Data Visualization – Effectiveness of Boxplots When They Lack Box Shape

boxplotdata visualization

I want to visualize some data with a boxplot — and I am wondering, if the boxplot is even the correct way for visualizing the data.

I want to compare three datasets (40 entries each) using boxplots. Basically the first two datasets are always the same numbers, the third set has only a few outliers:

(geregelt: 62, 62, 62, ... 62)

(optimiert (fair): 65, 65, 65, ... 65)

(optimiert (unfair): 100, 100, 100, ... 30, 0, 0, 0, 0,)

With these data, the boxplots dont even look like boxes, just three strokes; see image:

enter image description here

Background:

I want to compare, how much energy electric vehicles get charged from the grid, depending on the loading strategie: controlled (geregelt), optimized (optimiert (unfair)) and optimized with constraint for fairness (optimiert (fair)).

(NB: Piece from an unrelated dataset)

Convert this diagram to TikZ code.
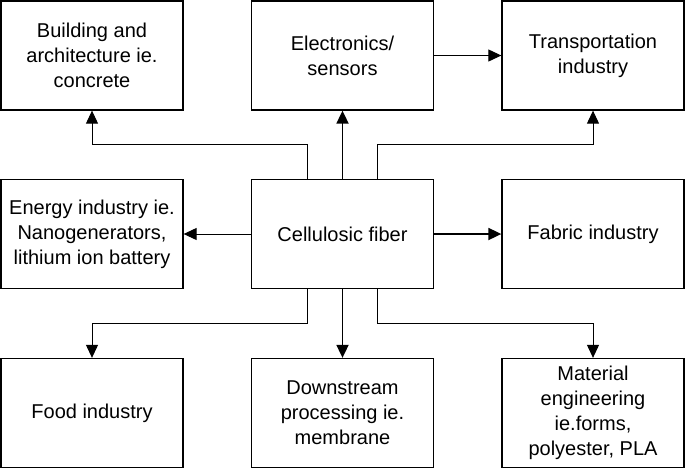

So what I am trying to point out with these data is: with optimization the electric vehicles get charged the most, even thoug some are left without any charging. With optimization including fairness constraint, everybody gets the same amount charged. And with the controlling still everybody gets the same amount charged, but slightly less compared to the fair optimization.

actual question:

Is the boxplot the correct way of visualizing such data? Or is there a better way? Is it even useful to use boxplots when they don't even look like boxes?

Best Answer

Visualisations need to be chosen based on the properties of the data and the message you are trying to convey. Clearly, boxplots do not communicate the distribution of this data well. Given that you have just 40 entries in each group and most values are identical, you might consider using a table, a dotplot, or translucent histograms with appropriately chosen bin width.